Jacksonville is once again turning to the NBA to bring a game to the First Coast, and they now have a little more incentive to fight their case.

WOKV has obtained the financial records for the Magic v. Pelicans pre-season NBA game hosted at the Veteran’s Memorial Arena October 9th. The event was run and paid for by Jacksonville’s facility management company SMG, who reports a nearly $10,000 net profit from the event.

“For them [the NBA] to see the success we had this year is a strong statement for the city,” says Jacksonville’s Interim Sports and Entertainment Executive Director Joel Lamp.

SMG says about 6,700 tickets were sold and 2,300 given through sponsorships or similar promotions. That means there were about 9,000 tickets accounted for, 8,255 of which were actually scanned at the Arena on game day, giving the best estimate of attendance.  These sales and the crowd both exceeded goals set by the city and SMG, who were especially wary because the game was a Wednesday night.

Between the ticket sales and profit, Lamp says they’ve started talking once again with the NBA about bringing another preseason game to the First Coast.

“It’s a great basis to build this event in to an annual event,” he says.

The records we obtained show the game cost SMG about $300,000 overall, but $200,000 of that came from the guarantee paid to each team to play the game. The second largest expenditure was a $32,000 marketing and advertising budget, followed by more than $24,000 for the travel, lodging and appearance of NBA Legends players.

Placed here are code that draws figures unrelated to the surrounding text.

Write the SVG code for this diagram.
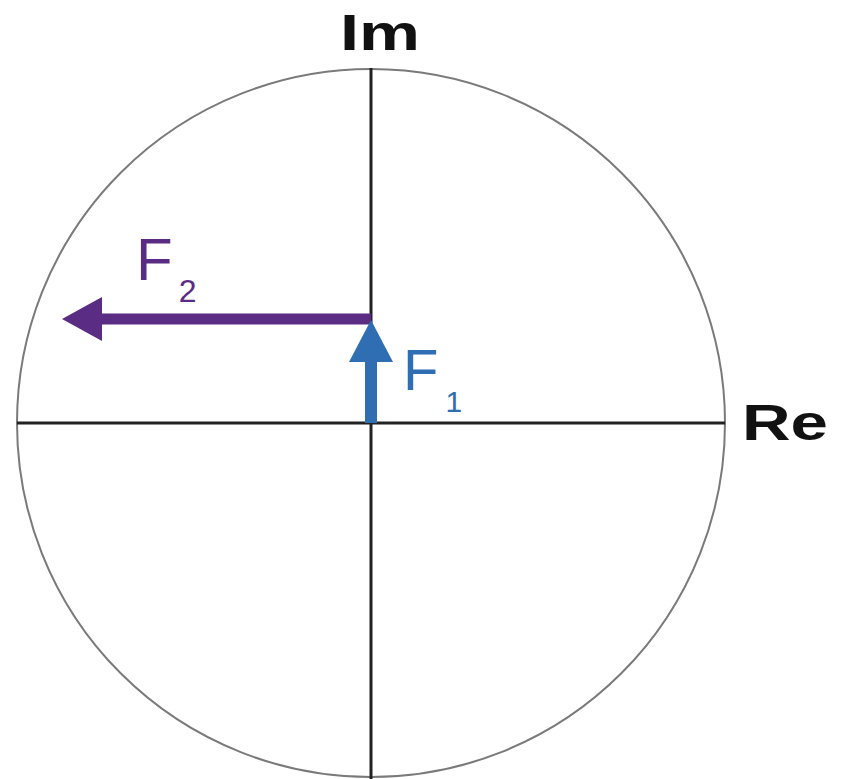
<svg xmlns="http://www.w3.org/2000/svg" width="846" height="779" viewBox="0 0 846 779">
<style>
.lbl{font-family:"Liberation Sans",Arial,sans-serif;}
.axis{stroke:#222;stroke-width:3;fill:none;}
</style>
<rect width="846" height="779" fill="#fff"/>
<g id="circle"><circle cx="371" cy="423" r="354" fill="none" stroke="#7a7a7a" stroke-width="2"/></g>
<g id="axes">
<line class="axis" x1="371" y1="68" x2="371" y2="779"/>
<line class="axis" x1="17" y1="423" x2="725" y2="423"/>
</g>
<g id="connectors">
<g id="F2-arrow">
<line x1="371" y1="319" x2="100" y2="319" stroke="#5b2c83" stroke-width="11"/>
<polygon points="62,319 102,297 102,341" fill="#5b2c83"/>
</g>
<g id="F1-arrow">
<line x1="371" y1="423" x2="371" y2="358" stroke="#2f6eb2" stroke-width="12"/>
<polygon points="371,320 349,362 393,362" fill="#2f6eb2"/>
</g>
</g>
<g id="label-Im"><text class="lbl" x="340" y="50" font-size="50" font-weight="bold" fill="#111" textLength="80" lengthAdjust="spacingAndGlyphs">Im</text></g>
<g id="label-Re"><text class="lbl" x="742" y="440" font-size="50" font-weight="bold" fill="#111" textLength="86" lengthAdjust="spacingAndGlyphs">Re</text></g>
<g id="label-F2"><text class="lbl" x="136" y="280" font-size="60" fill="#5b2c83">F<tspan font-size="32" dx="6" dy="22">2</tspan></text></g>
<g id="label-F1"><text class="lbl" x="403" y="390" font-size="58" fill="#2f6eb2">F<tspan font-size="30" dx="7" dy="22">1</tspan></text></g>
</svg>
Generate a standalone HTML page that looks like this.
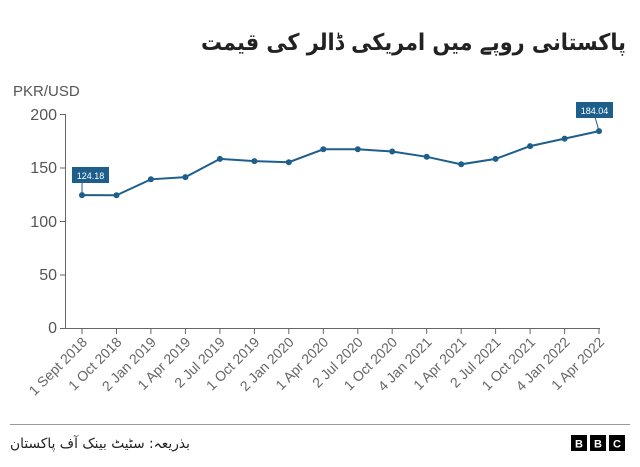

The City of Jacksonville spent $15,000 on the pre-game Fan Zone around the Arena. That money came from the budget for the Entertainment Department.

WOKV has kept a close eye on the cost of sports and entertainment in Jacksonville since we learned the Navy-Marine Corps Classic cost taxpayers more than $700,000. Following that event, city council crafted a new law giving specific guidelines on how these events must be financially reported.